** START Dataset excerpt **

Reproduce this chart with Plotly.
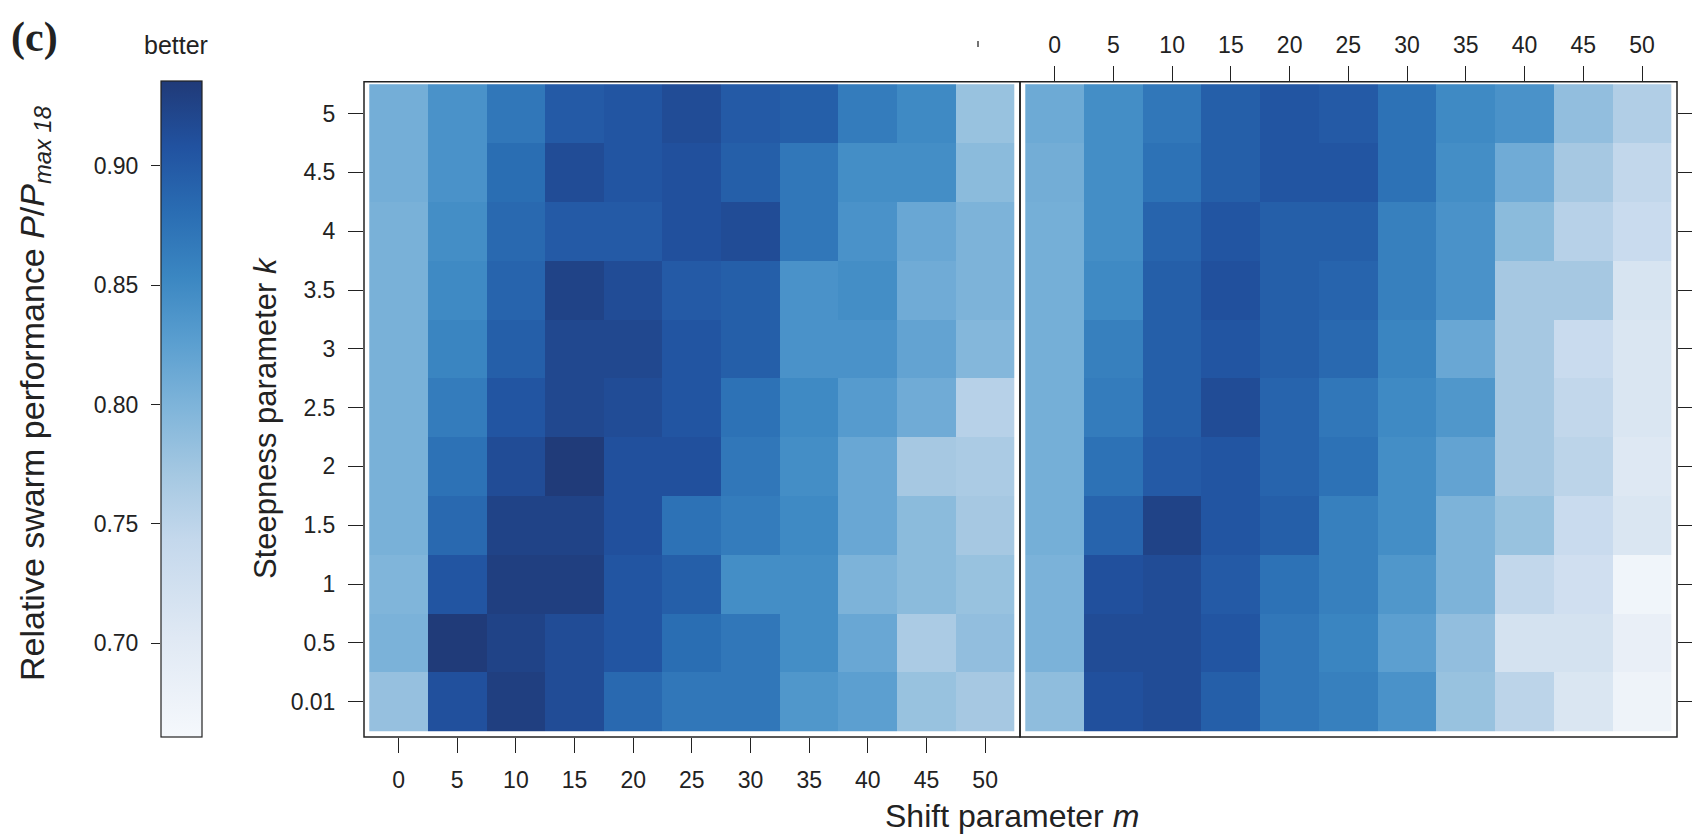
import plotly.graph_objects as go

W, H = 1692, 839

m_values = [0, 5, 10, 15, 20, 25, 30, 35, 40, 45, 50]
k_labels = ["0.01", "0.5", "1", "1.5", "2", "2.5", "3", "3.5", "4", "4.5", "5"]
k_index = list(range(len(k_labels)))

# rows: k = 0.01 (bottom) ... 5 (top); columns: m = 0 ... 50
left_k001 = [0.782, 0.910, 0.930, 0.915, 0.885, 0.870, 0.870, 0.835, 0.825, 0.780, 0.770]
left_k05  = [0.802, 0.935, 0.925, 0.915, 0.905, 0.880, 0.870, 0.845, 0.815, 0.765, 0.785]
left_k1   = [0.798, 0.905, 0.930, 0.930, 0.905, 0.895, 0.845, 0.845, 0.800, 0.790, 0.780]
left_k15  = [0.803, 0.885, 0.925, 0.925, 0.910, 0.875, 0.865, 0.850, 0.815, 0.790, 0.770]
left_k2   = [0.803, 0.875, 0.915, 0.935, 0.910, 0.910, 0.870, 0.845, 0.815, 0.770, 0.765]
left_k25  = [0.803, 0.865, 0.905, 0.920, 0.915, 0.905, 0.875, 0.850, 0.830, 0.810, 0.755]
left_k3   = [0.803, 0.855, 0.895, 0.920, 0.920, 0.905, 0.895, 0.840, 0.840, 0.820, 0.795]
left_k35  = [0.803, 0.850, 0.890, 0.925, 0.915, 0.900, 0.895, 0.840, 0.845, 0.810, 0.800]
left_k4   = [0.803, 0.845, 0.885, 0.900, 0.900, 0.910, 0.915, 0.870, 0.840, 0.815, 0.800]
left_k45  = [0.807, 0.840, 0.880, 0.915, 0.905, 0.910, 0.895, 0.870, 0.845, 0.845, 0.790]
left_k5   = [0.807, 0.840, 0.870, 0.900, 0.905, 0.915, 0.900, 0.895, 0.865, 0.850, 0.780]

right_k001 = [0.787, 0.910, 0.915, 0.895, 0.870, 0.860, 0.840, 0.780, 0.750, 0.710, 0.675]
right_k05  = [0.802, 0.915, 0.915, 0.905, 0.870, 0.855, 0.825, 0.785, 0.720, 0.720, 0.685]
right_k1   = [0.802, 0.910, 0.915, 0.900, 0.875, 0.860, 0.835, 0.800, 0.745, 0.725, 0.670]
right_k15  = [0.806, 0.890, 0.925, 0.905, 0.895, 0.860, 0.845, 0.800, 0.780, 0.735, 0.710]
right_k2   = [0.806, 0.875, 0.900, 0.905, 0.890, 0.875, 0.845, 0.820, 0.770, 0.750, 0.705]
right_k25  = [0.806, 0.865, 0.895, 0.915, 0.890, 0.870, 0.850, 0.835, 0.770, 0.745, 0.710]
right_k3   = [0.806, 0.860, 0.895, 0.905, 0.895, 0.885, 0.855, 0.815, 0.770, 0.735, 0.710]
right_k35  = [0.806, 0.850, 0.895, 0.910, 0.895, 0.890, 0.860, 0.840, 0.770, 0.770, 0.715]
right_k4   = [0.806, 0.845, 0.890, 0.905, 0.895, 0.895, 0.860, 0.840, 0.790, 0.755, 0.735]
right_k45  = [0.808, 0.845, 0.875, 0.895, 0.905, 0.905, 0.875, 0.845, 0.810, 0.770, 0.745]
right_k5   = [0.812, 0.845, 0.870, 0.895, 0.905, 0.900, 0.875, 0.850, 0.840, 0.785, 0.760]

left_z = [left_k001, left_k05, left_k1, left_k15, left_k2, left_k25,
          left_k3, left_k35, left_k4, left_k45, left_k5]
right_z = [right_k001, right_k05, right_k1, right_k15, right_k2, right_k25,
           right_k3, right_k35, right_k4, right_k45, right_k5]

cbar_ticks = [0.70, 0.75, 0.80, 0.85, 0.90]
z_min, z_max = 0.6606, 0.9356

blues = [
    [0.00, "#f5f8fc"],
    [0.15, "#e0e9f4"],
    [0.30, "#c4d8ec"],
    [0.40, "#a5c8e2"],
    [0.50, "#80b5da"],
    [0.60, "#5b9fd0"],
    [0.70, "#3b87c2"],
    [0.80, "#2a6db3"],
    [0.90, "#2152a0"],
    [1.00, "#203a78"],
]

def px(x):
    return x / W

def py(y):
    return 1 - y / H

FONT = "Liberation Sans, Arial, Helvetica, sans-serif"
TXT = "#222222"
TICK_SIZE = 23

left_dom = [px(364), px(1020)]
right_dom = [px(1020), px(1677)]
y_dom = [py(737), py(81.7)]
x_range = [-2.95, 52.97]
y_range = [-0.602, 10.543]

fig = go.Figure()
fig.add_trace(go.Heatmap(z=left_z, x=m_values, y=k_index, coloraxis="coloraxis",
                         xaxis="x", yaxis="y", hoverinfo="skip"))
fig.add_trace(go.Heatmap(z=right_z, x=m_values, y=k_index, coloraxis="coloraxis",
                         xaxis="x2", yaxis="y2", hoverinfo="skip"))
# invisible anchor trace for the colour-key axis
fig.add_trace(go.Scatter(x=[0], y=[cbar_ticks[2]], xaxis="x5", yaxis="y5",
                         mode="markers", marker=dict(opacity=0), showlegend=False,
                         hoverinfo="skip"))

tick_common = dict(ticks="outside", ticklen=15, tickwidth=1.2, tickcolor="#222",
                   showgrid=False, zeroline=False, showline=False,
                   tickfont=dict(family=FONT, size=TICK_SIZE, color=TXT))

fig.update_layout(
    width=W, height=H,
    margin=dict(l=0, r=0, t=0, b=0),
    paper_bgcolor="white", plot_bgcolor="white",
    showlegend=False,
    coloraxis=dict(
        colorscale=blues, cmin=z_min, cmax=z_max,
        colorbar=dict(
            x=px(161), xanchor="left", y=py(81), yanchor="top",
            thicknessmode="pixels", thickness=41,
            lenmode="pixels", len=656,
            xpad=0, ypad=0, outlinewidth=1.2, outlinecolor="#222",
            showticklabels=False, ticks="",
        ),
    ),
    xaxis=dict(domain=left_dom, anchor="y", side="bottom", range=x_range,
               tickvals=m_values, ticktext=[str(v) for v in m_values],
               ticklabelstandoff=7, **tick_common),
    xaxis3=dict(overlaying="x", anchor="y", side="top", range=x_range,
                tickvals=m_values, showticklabels=False, **tick_common),
    xaxis2=dict(domain=right_dom, anchor="y2", side="top", range=x_range,
                tickvals=m_values, ticktext=[str(v) for v in m_values],
                ticklabelstandoff=4, **tick_common),
    xaxis4=dict(overlaying="x2", anchor="y2", side="bottom", range=x_range,
                tickvals=m_values, showticklabels=False, **tick_common),
    yaxis=dict(domain=y_dom, anchor="x", side="left", range=y_range,
               tickvals=k_index, ticktext=k_labels, ticklabelstandoff=8, **tick_common),
    yaxis2=dict(domain=y_dom, anchor="x2", side="right", range=y_range,
                tickvals=k_index, showticklabels=False, **tick_common),
    xaxis5=dict(domain=[px(161), px(202)], anchor="y5", visible=False, range=[-1, 1]),
    yaxis5=dict(domain=[py(737), py(81)], anchor="x5", side="left",
                range=[z_min, z_max], tickvals=cbar_ticks,
                ticktext=[f"{v:.2f}" for v in cbar_ticks],
                ticks="outside", ticklen=9, tickwidth=1.2, tickcolor="#222",
                showgrid=False, zeroline=False, showline=False,
                ticklabelstandoff=8,
                tickfont=dict(family=FONT, size=TICK_SIZE, color=TXT)),
)

# panel frames
frame = dict(type="rect", xref="paper", yref="paper",
             line=dict(color="#222", width=1.5), fillcolor="rgba(0,0,0,0)")
fig.add_shape(x0=left_dom[0], x1=left_dom[1], y0=y_dom[0], y1=y_dom[1], **frame)
fig.add_shape(x0=right_dom[0], x1=right_dom[1], y0=y_dom[0], y1=y_dom[1], **frame)
# small stray mark at the top
fig.add_shape(type="line", xref="paper", yref="paper", x0=px(978), x1=px(978),
              y0=py(41), y1=py(47), line=dict(color="#444", width=1.5))

annots = [
    dict(text="<b>(c)</b>", x=px(34), y=py(38),
         font=dict(family="Liberation Serif, Times New Roman, serif", size=42, color=TXT)),
    dict(text="better", x=px(176), y=py(45), font=dict(family=FONT, size=25, color=TXT)),
    dict(text="Relative swarm performance <i>P</i>/<i>P</i><sub><i>max 18</i></sub>",
         x=px(34), y=py(393), textangle=-90, font=dict(family=FONT, size=34, color=TXT)),
    dict(text="Steepness parameter <i>k</i>", x=px(265), y=py(418), textangle=-90,
         font=dict(family=FONT, size=31, color=TXT)),
    dict(text="Shift parameter <i>m</i>", x=px(1012), y=py(816),
         font=dict(family=FONT, size=32, color=TXT)),
]
for a in annots:
    fig.add_annotation(xref="paper", yref="paper", showarrow=False,
                       xanchor="center", yanchor="middle", **a)

fig.write_html("out.html")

** END Dataset excerpt **

Would you reproduce the lines above, from the very first through the line containing "k_index = list(range(len(k_labels)))", exactly and without the pictures?

# Solution
Reproduce this chart with Plotly.
import plotly.graph_objects as go

W, H = 1692, 839

m_values = [0, 5, 10, 15, 20, 25, 30, 35, 40, 45, 50]
k_labels = ["0.01", "0.5", "1", "1.5", "2", "2.5", "3", "3.5", "4", "4.5", "5"]
k_index = list(range(len(k_labels)))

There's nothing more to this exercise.